Jeremy Corbyn has said he will try to "accommodate" the different views within the Labour Party over the future of Britain's Trident nuclear deterrent.
In an interview with The Independent on Sunday, the Labour leader acknowledged that while he was committed to getting rid of it, current party policy was to go ahead with the renewal of the submarine fleet which carries the Trident missiles.
While shadow defence secretary Emily Thornberry has launched a review of Labour's entire defence policy, he also accepted that there could be no change in the current position until the party conference in September.
"My views on nuclear weapons are well known and not changing. I want to see us move to a nuclear-free world," he said.
"My election has meant actually debating nuclear weapons – and debating the point in having them.

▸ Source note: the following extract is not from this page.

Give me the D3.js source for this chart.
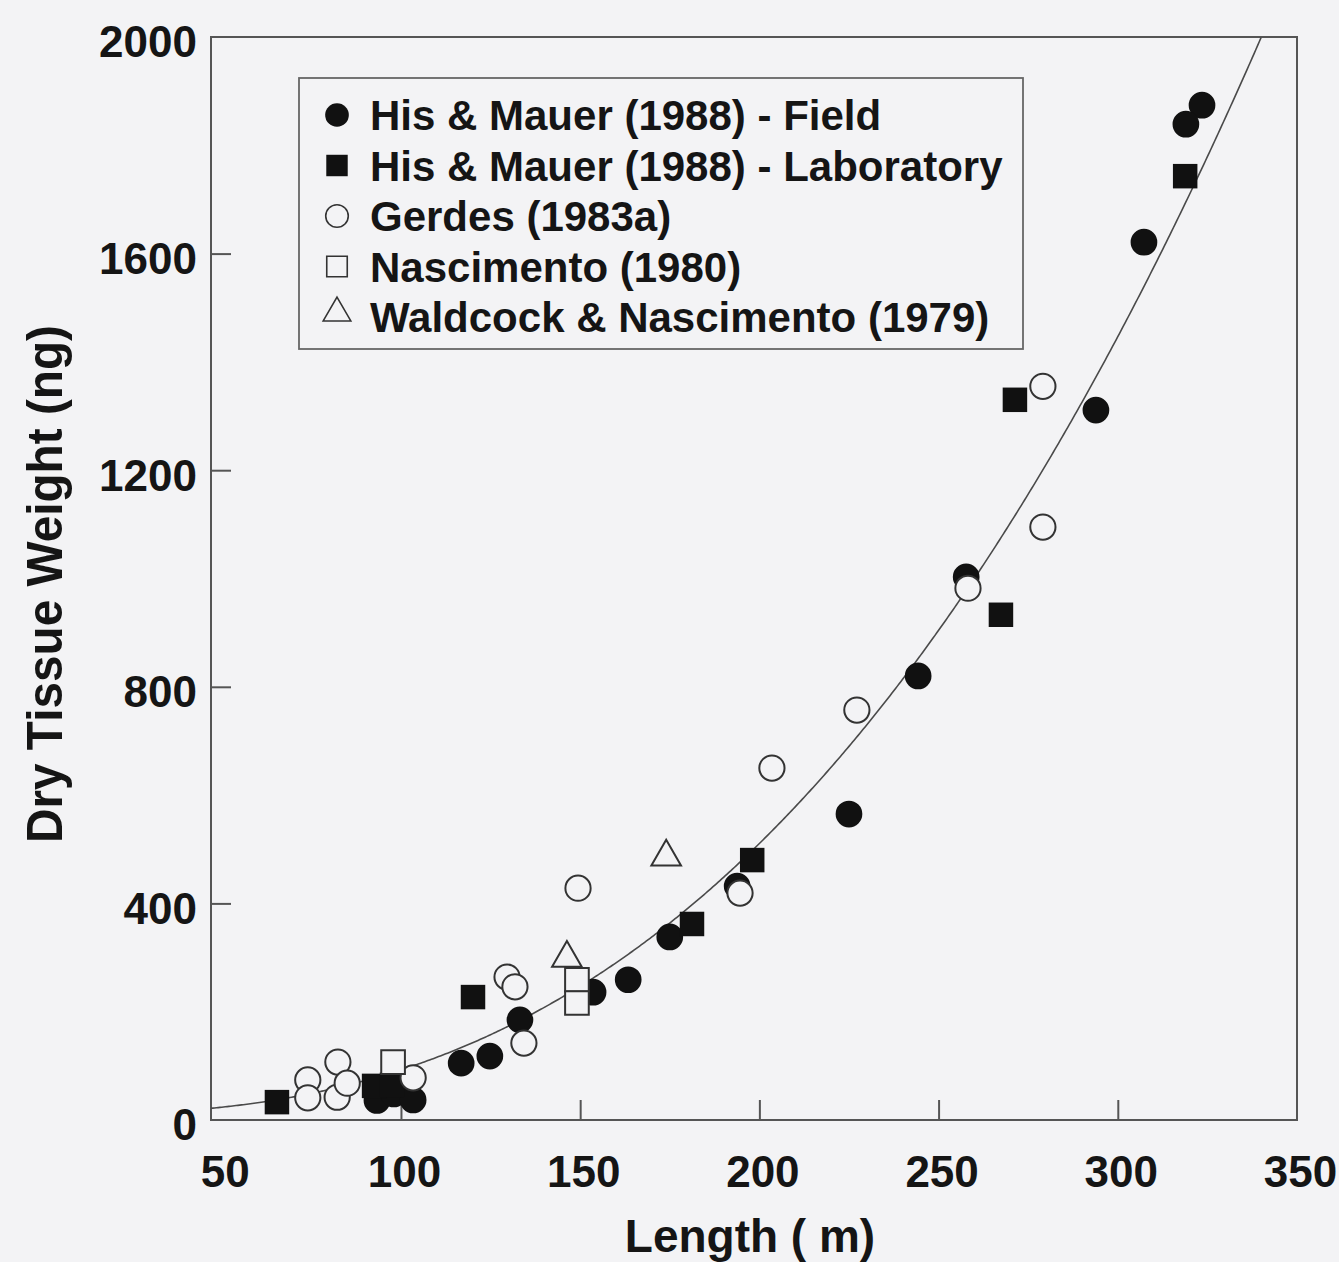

If I wasn't elected, this debate wouldn't be happening."
"I recognise the party has an existing policy which is not the same as (mine). I will obviously try to accommodate opinion within the parliamentary party.
"I haven't formed in my mind exactly how we are going to do that yet, but I fully recognise there is a debate going on."
His comments came as the most senior shadow minister sacked in Mr Corbyn's New Year reshuffle described his proposals to abandon the deterrent as "barmy".
Michael Dugher, the former shadow culture secretary, condemned the party's defence review as an "unnecessary distraction" which would undermine its efforts to gain ground in the May elections.
He also warned the Labour leader not to try to "short-cut" the party's policy-making procedures in order to get the result he wanted.
Speaking to Labour activists in Birmingham, Mr Dugher said they should be taking the political fight to the Conservatives, "not picking another fight with ourselves".
"The idea that we can afford to spend a single day from now to May talking to ourselves about a divisive issue like Trident rather than talking to the country about what this Tory government is doing is frankly barmy," he said.
"There are real dangers here for Labour. For nearly three decades Labour has been committed to multilateral disarmament.
"We tried unilateralism before. It ended in electoral disaster then. There is no evidence to suggest that it won't end in disaster again."